After April 1st, 2015 we will be busy reading and selecting submissions: for us, that is the main course of our meal! Other mundane tasks will also keep us busy in the marketing, legal, and publishing world, but we are looking forward to all of it. We also are committed to maintaining the open dialogue we have established with all of the members of the Expat Sofra community. There is a way for everyone to participate in the sofra we are creating. Once the book is published we will be busy promoting it. Doing whatever we can to keep this wonderful, supportive, community going. This is how we define our roles as editors of the Sofra anthology.
As the deadline approaches, please do not hesitate to send us a message of any questions you have. Let us know how we can help!
*And consume vast amounts of chocolate-covered pistachios?
Friday, March 6, 2015
With roots in Arabic and Farsi, the word ‘sofra’ shows up in languages throughout the Middle East and Caucasus. The root of the word is ‘sfr’ in Arabic, and directly referred to food given to travellers.
In Arabic and Farsi scripts, short vowels are not outright written in most cases. Looking for the word in Arabic or Farsi will lend many different spellings and interpretations: “Soffreh,” “Sofreh,” or “Sufreh” are common spellings when translating the word from Arabic or Persian script to the Latin alphabet.
Regardless of the roots, the word sofra in all three of the main languages where it is primarily used (Arabic, Farsi, and Turkish) directly translate into English as the word for tablecloth.
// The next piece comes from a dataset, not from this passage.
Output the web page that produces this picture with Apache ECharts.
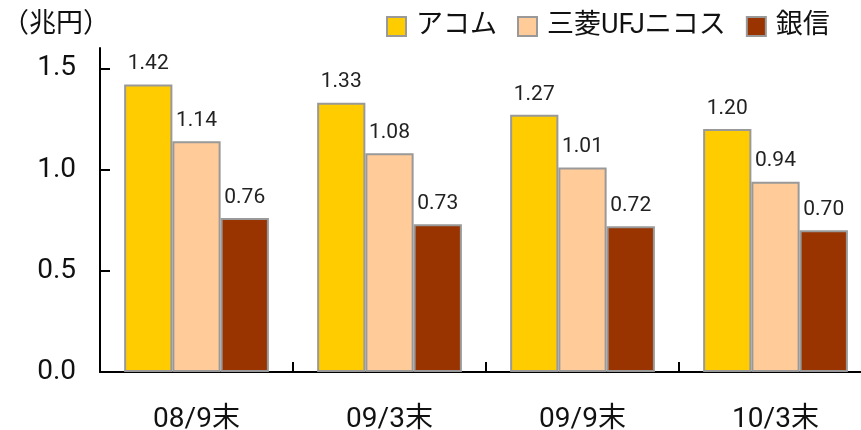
<!DOCTYPE html>
<html><head><meta charset="utf-8">
<script src="https://cdn.jsdelivr.net/npm/echarts@6/dist/echarts.min.js"></script>
<style>html,body{margin:0;padding:0;background:#fff}#c{width:861px;height:430px}</style>
</head><body><div id="c"></div>
<script>
const categories = ['08/9末', '09/3末', '09/9末', '10/3末'];
const seriesNames = ['アコム', '三菱UFJニコス', '銀信'];
const acom = [1.42, 1.33, 1.27, 1.20];
const nicos = [1.14, 1.08, 1.01, 0.94];
const ginshin = [0.76, 0.73, 0.72, 0.70];
const yTicks = [0, 0.5, 1.0, 1.5];
const colors = ['#FFCC00', '#FFCC99', '#993300'];
const FONT = 'Roboto, "Noto Sans CJK JP", sans-serif';

const chart = echarts.init(document.getElementById('c'));
const mk = (name, data, color) => ({
  name, type: 'bar', data,
  barGap: '0%', barCategoryGap: '25%',
  itemStyle: { color, borderColor: '#999999', borderWidth: 2 },
  label: { show: true, position: 'top', distance: 10, color: '#222', fontSize: 21, fontFamily: FONT,
    formatter: p => p.value.toFixed(2) }
});
chart.setOption({
  animation: false,
  textStyle: { fontFamily: FONT },
  grid: { left: 100, width: 772, top: 48, bottom: 58, containLabel: false, outerBoundsMode: 'none' },
  graphic: [{ type: 'text', left: 2, top: 8, style: { text: '（兆円）', fontSize: 27, fontFamily: '"Noto Sans CJK JP", sans-serif', fill: '#111' } }],
  legend: {
    left: 381, top: 8, itemWidth: 19, itemHeight: 19, itemGap: 20, icon: 'rect',
    textStyle: { fontSize: 27, color: '#111', fontFamily: FONT, padding: [0, 0, 0, 5] },
    data: seriesNames
  },
  xAxis: {
    type: 'category', data: categories,
    axisLine: { lineStyle: { color: '#000', width: 2 } },
    axisTick: { show: true, inside: true, length: 10, lineStyle: { color: '#000', width: 2 } },
    axisLabel: { fontSize: 28, color: '#111', margin: 34, fontFamily: FONT }
  },
  yAxis: {
    type: 'value', min: 0, max: 1.6,
    splitLine: { show: false },
    axisLine: { show: true, lineStyle: { color: '#000', width: 2 } },
    axisTick: { show: true, inside: true, length: 10, lineStyle: { color: '#000', width: 2 }, customValues: yTicks },
    axisLabel: { fontSize: 28, color: '#111', margin: 24, fontFamily: FONT, customValues: yTicks,
      formatter: v => v.toFixed(1) }
  },
  series: [mk(seriesNames[0], acom, colors[0]), mk(seriesNames[1], nicos, colors[1]), mk(seriesNames[2], ginshin, colors[2])]
});
</script></body></html>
Once this direct meaning was very true, during the time when meals were partaken atop an oil cloth on the floor. Later, the Ottomans referred to sofra as the little tables that were used for eating. Large metal trays atop short legs, where diners would still sit on the floor to eat.
Nowadays, the Turkish sofra is at a modern table with all the trimmings.
It might seem like a cut and dry definition, but for anyone that lives in the region, we are aware of the larger, more untranslatable meaning. The meaning encompasses everything from the tablecloth to the feast.
Sofra refers to the food on the cloth, the company at the table, and sometimes the occasion for the meal. In Turkey, there are meals as diverse as a kahvalti sofrasi (breakfast meal) to a düğün sofrasi (wedding meal). In Iran there are many different religious sofras, including spiritual sofra ceremonies carried over from Zoroastrian times. The word has a long, deep meaning.
The word Sofra perfectly complements our project, with it’s diverse meanings and rituals. From a simple cloth on the floor with bread and cheese to a lavish table set during Ramadan, both have sofra rights. From the simple to the exotic, the basic to the beautiful, all have a place at the table or on the cloth. The stories in Sofra, the book will reflect how we were welcomed to take a seat at the table of Turkish culture, and what we tasted during the journey of our meal.
What did we eat? What do we expat women bring to the table? In our houses, our kahvalti sofrasi might have the usual Turkish breakfast but with a jug of maple syrup brought from back ‘home.’ Lively conversations over cups of tea or filtered Americanos. Dashes of things from here and there, our sofra both traditional and unique. Instead of redefining the word, we change the seasoning.